--- start of MATERIAL ---

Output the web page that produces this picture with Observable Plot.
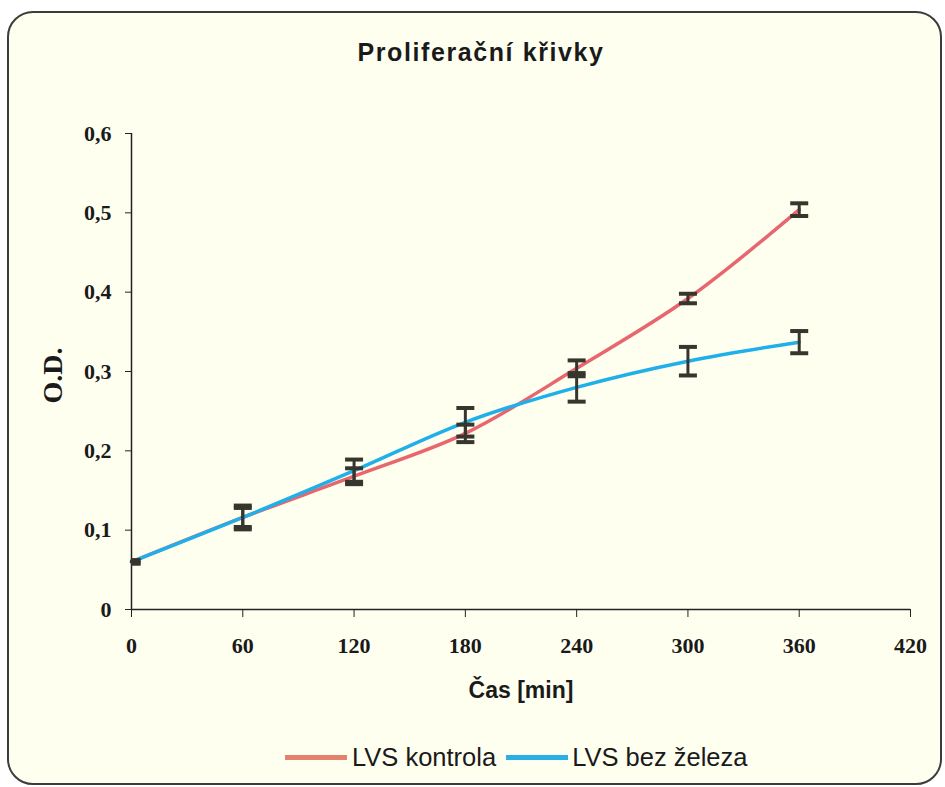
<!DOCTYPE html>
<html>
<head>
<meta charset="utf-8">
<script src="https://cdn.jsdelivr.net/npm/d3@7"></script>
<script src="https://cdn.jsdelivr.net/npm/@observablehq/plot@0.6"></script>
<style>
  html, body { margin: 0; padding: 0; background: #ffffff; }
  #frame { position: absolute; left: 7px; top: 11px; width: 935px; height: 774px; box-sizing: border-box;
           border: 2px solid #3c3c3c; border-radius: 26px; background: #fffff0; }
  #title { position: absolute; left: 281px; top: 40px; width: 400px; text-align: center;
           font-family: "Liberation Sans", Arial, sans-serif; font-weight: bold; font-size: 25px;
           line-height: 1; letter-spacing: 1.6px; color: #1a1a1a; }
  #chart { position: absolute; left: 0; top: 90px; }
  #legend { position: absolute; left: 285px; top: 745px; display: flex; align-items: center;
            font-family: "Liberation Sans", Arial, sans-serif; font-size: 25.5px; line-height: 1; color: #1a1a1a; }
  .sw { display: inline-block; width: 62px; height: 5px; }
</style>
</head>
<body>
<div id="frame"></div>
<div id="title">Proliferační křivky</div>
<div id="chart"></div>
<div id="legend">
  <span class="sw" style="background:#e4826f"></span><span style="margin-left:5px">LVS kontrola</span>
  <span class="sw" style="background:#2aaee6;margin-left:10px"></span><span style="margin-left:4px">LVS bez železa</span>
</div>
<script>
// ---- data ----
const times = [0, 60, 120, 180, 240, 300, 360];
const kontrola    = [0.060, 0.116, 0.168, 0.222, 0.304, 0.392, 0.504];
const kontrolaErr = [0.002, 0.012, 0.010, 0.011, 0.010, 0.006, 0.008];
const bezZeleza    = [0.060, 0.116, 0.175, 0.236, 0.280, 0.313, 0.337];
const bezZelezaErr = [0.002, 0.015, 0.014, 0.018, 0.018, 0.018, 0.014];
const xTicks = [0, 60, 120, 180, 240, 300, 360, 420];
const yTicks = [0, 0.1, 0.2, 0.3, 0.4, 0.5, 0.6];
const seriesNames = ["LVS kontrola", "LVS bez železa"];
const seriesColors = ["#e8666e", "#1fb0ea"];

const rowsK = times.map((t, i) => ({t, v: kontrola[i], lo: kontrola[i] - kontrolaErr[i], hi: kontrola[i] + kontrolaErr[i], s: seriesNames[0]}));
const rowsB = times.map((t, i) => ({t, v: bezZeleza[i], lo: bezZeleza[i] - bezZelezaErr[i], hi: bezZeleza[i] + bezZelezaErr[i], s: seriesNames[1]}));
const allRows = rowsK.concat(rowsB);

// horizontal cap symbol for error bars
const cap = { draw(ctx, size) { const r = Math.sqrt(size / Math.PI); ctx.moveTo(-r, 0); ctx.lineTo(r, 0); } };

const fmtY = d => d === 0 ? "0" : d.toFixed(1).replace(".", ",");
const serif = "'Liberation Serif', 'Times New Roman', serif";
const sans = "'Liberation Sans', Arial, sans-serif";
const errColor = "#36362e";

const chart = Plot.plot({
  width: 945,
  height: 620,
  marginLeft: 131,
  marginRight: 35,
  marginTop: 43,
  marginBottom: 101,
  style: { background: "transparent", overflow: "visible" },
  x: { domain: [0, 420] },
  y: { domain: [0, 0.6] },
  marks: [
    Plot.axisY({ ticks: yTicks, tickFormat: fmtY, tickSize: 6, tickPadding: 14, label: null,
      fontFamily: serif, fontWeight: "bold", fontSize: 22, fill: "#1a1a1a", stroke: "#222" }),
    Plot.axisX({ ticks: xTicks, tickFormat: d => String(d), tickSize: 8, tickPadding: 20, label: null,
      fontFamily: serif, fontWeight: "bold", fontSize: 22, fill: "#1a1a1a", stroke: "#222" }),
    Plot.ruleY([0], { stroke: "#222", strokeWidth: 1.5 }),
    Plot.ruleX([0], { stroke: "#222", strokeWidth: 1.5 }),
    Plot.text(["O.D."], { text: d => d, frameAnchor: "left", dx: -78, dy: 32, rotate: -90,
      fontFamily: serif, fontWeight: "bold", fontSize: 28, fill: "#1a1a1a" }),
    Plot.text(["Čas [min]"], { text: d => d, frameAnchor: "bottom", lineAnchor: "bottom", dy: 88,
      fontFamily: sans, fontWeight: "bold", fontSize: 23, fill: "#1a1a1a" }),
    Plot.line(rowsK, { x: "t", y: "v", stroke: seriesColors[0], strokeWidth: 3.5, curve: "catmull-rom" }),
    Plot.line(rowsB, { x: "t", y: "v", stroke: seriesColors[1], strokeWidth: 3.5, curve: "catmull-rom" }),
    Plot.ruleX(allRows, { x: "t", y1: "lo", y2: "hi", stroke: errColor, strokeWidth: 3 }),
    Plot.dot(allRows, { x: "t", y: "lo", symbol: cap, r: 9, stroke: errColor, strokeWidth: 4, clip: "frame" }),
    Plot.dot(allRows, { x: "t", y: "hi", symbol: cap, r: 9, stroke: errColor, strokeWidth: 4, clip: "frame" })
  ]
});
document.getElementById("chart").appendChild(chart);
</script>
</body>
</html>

--- end of MATERIAL ---

**GIVEN TASK**
Reproduce the data word for word, excluding its pictures.

**RESULT BELOW**
Output the web page that produces this picture with Observable Plot.
<!DOCTYPE html>
<html>
<head>
<meta charset="utf-8">
<script src="https://cdn.jsdelivr.net/npm/d3@7"></script>
<script src="https://cdn.jsdelivr.net/npm/@observablehq/plot@0.6"></script>
<style>
  html, body { margin: 0; padding: 0; background: #ffffff; }
  #frame { position: absolute; left: 7px; top: 11px; width: 935px; height: 774px; box-sizing: border-box;
           border: 2px solid #3c3c3c; border-radius: 26px; background: #fffff0; }
  #title { position: absolute; left: 281px; top: 40px; width: 400px; text-align: center;
           font-family: "Liberation Sans", Arial, sans-serif; font-weight: bold; font-size: 25px;
           line-height: 1; letter-spacing: 1.6px; color: #1a1a1a; }
  #chart { position: absolute; left: 0; top: 90px; }
  #legend { position: absolute; left: 285px; top: 745px; display: flex; align-items: center;
            font-family: "Liberation Sans", Arial, sans-serif; font-size: 25.5px; line-height: 1; color: #1a1a1a; }
  .sw { display: inline-block; width: 62px; height: 5px; }
</style>
</head>
<body>
<div id="frame"></div>
<div id="title">Proliferační křivky</div>
<div id="chart"></div>
<div id="legend">
  <span class="sw" style="background:#e4826f"></span><span style="margin-left:5px">LVS kontrola</span>
  <span class="sw" style="background:#2aaee6;margin-left:10px"></span><span style="margin-left:4px">LVS bez železa</span>
</div>
<script>
// ---- data ----
const times = [0, 60, 120, 180, 240, 300, 360];
const kontrola    = [0.060, 0.116, 0.168, 0.222, 0.304, 0.392, 0.504];
const kontrolaErr = [0.002, 0.012, 0.010, 0.011, 0.010, 0.006, 0.008];
const bezZeleza    = [0.060, 0.116, 0.175, 0.236, 0.280, 0.313, 0.337];
const bezZelezaErr = [0.002, 0.015, 0.014, 0.018, 0.018, 0.018, 0.014];
const xTicks = [0, 60, 120, 180, 240, 300, 360, 420];
const yTicks = [0, 0.1, 0.2, 0.3, 0.4, 0.5, 0.6];
const seriesNames = ["LVS kontrola", "LVS bez železa"];
const seriesColors = ["#e8666e", "#1fb0ea"];

const rowsK = times.map((t, i) => ({t, v: kontrola[i], lo: kontrola[i] - kontrolaErr[i], hi: kontrola[i] + kontrolaErr[i], s: seriesNames[0]}));
const rowsB = times.map((t, i) => ({t, v: bezZeleza[i], lo: bezZeleza[i] - bezZelezaErr[i], hi: bezZeleza[i] + bezZelezaErr[i], s: seriesNames[1]}));
const allRows = rowsK.concat(rowsB);

// horizontal cap symbol for error bars
const cap = { draw(ctx, size) { const r = Math.sqrt(size / Math.PI); ctx.moveTo(-r, 0); ctx.lineTo(r, 0); } };

const fmtY = d => d === 0 ? "0" : d.toFixed(1).replace(".", ",");
const serif = "'Liberation Serif', 'Times New Roman', serif";
const sans = "'Liberation Sans', Arial, sans-serif";
const errColor = "#36362e";

const chart = Plot.plot({
  width: 945,
  height: 620,
  marginLeft: 131,
  marginRight: 35,
  marginTop: 43,
  marginBottom: 101,
  style: { background: "transparent", overflow: "visible" },
  x: { domain: [0, 420] },
  y: { domain: [0, 0.6] },
  marks: [
    Plot.axisY({ ticks: yTicks, tickFormat: fmtY, tickSize: 6, tickPadding: 14, label: null,
      fontFamily: serif, fontWeight: "bold", fontSize: 22, fill: "#1a1a1a", stroke: "#222" }),
    Plot.axisX({ ticks: xTicks, tickFormat: d => String(d), tickSize: 8, tickPadding: 20, label: null,
      fontFamily: serif, fontWeight: "bold", fontSize: 22, fill: "#1a1a1a", stroke: "#222" }),
    Plot.ruleY([0], { stroke: "#222", strokeWidth: 1.5 }),
    Plot.ruleX([0], { stroke: "#222", strokeWidth: 1.5 }),
    Plot.text(["O.D."], { text: d => d, frameAnchor: "left", dx: -78, dy: 32, rotate: -90,
      fontFamily: serif, fontWeight: "bold", fontSize: 28, fill: "#1a1a1a" }),
    Plot.text(["Čas [min]"], { text: d => d, frameAnchor: "bottom", lineAnchor: "bottom", dy: 88,
      fontFamily: sans, fontWeight: "bold", fontSize: 23, fill: "#1a1a1a" }),
    Plot.line(rowsK, { x: "t", y: "v", stroke: seriesColors[0], strokeWidth: 3.5, curve: "catmull-rom" }),
    Plot.line(rowsB, { x: "t", y: "v", stroke: seriesColors[1], strokeWidth: 3.5, curve: "catmull-rom" }),
    Plot.ruleX(allRows, { x: "t", y1: "lo", y2: "hi", stroke: errColor, strokeWidth: 3 }),
    Plot.dot(allRows, { x: "t", y: "lo", symbol: cap, r: 9, stroke: errColor, strokeWidth: 4, clip: "frame" }),
    Plot.dot(allRows, { x: "t", y: "hi", symbol: cap, r: 9, stroke: errColor, strokeWidth: 4, clip: "frame" })
  ]
});
document.getElementById("chart").appendChild(chart);
</script>
</body>
</html>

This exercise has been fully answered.